Above all, this work does an incredible job of tying the holy gospel into his challenge against the root of unbelief and the fruit of revolution. Van Prinsterer concludes “Faith overcomes the world. If we wish to overcome the world it is needful first of all to cast down in our minds all imaginations and every high think that exalts itself against the knowledge of God, and to bring every thought into captivity to the obedience of Christ. Let us always remember that cry, ‘Help thou mine unbelief!’ is preceded by the shout of joy, ‘Lord, I believe!’ Let us never forget that all activity, also in history and politics, is of no value in the estimation of HIm who knows the heart if it is not sanctified by the twofold prayer that expresses the common need of philosopher an child alike: ‘Be merciful to me a sinner,’ and ‘My soul cleaves to the dust; quicken thou me according to thy word.’

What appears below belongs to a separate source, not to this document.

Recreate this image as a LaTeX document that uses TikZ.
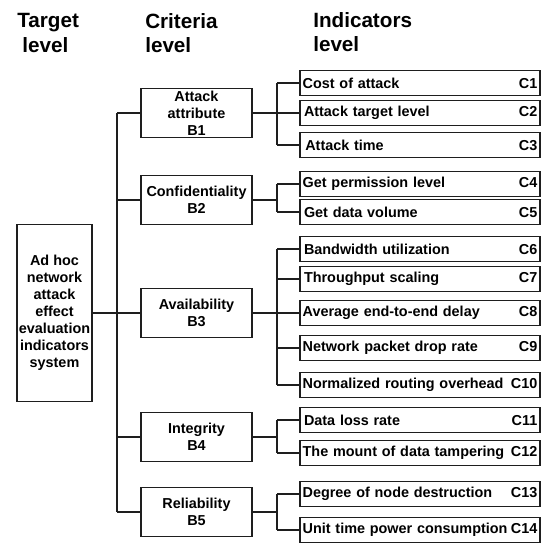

We too can hope that through faithful submission to the Word of God, God in His sovereign power will begin to realign spheres of authority in our times. His Word will continue to shake the very foundations of this world as men and women are called from unbelief to faith in Him and His Son Jesus Christ.

In other words, Van Prinsterer’s book holds many timeless principles that can be applied to the present day. So take and read!

Guillaume Groen Van Prinster, Unbelief and Revolution (trans. Harry Van Dyke). Lexham Press, Bellingham, 2018.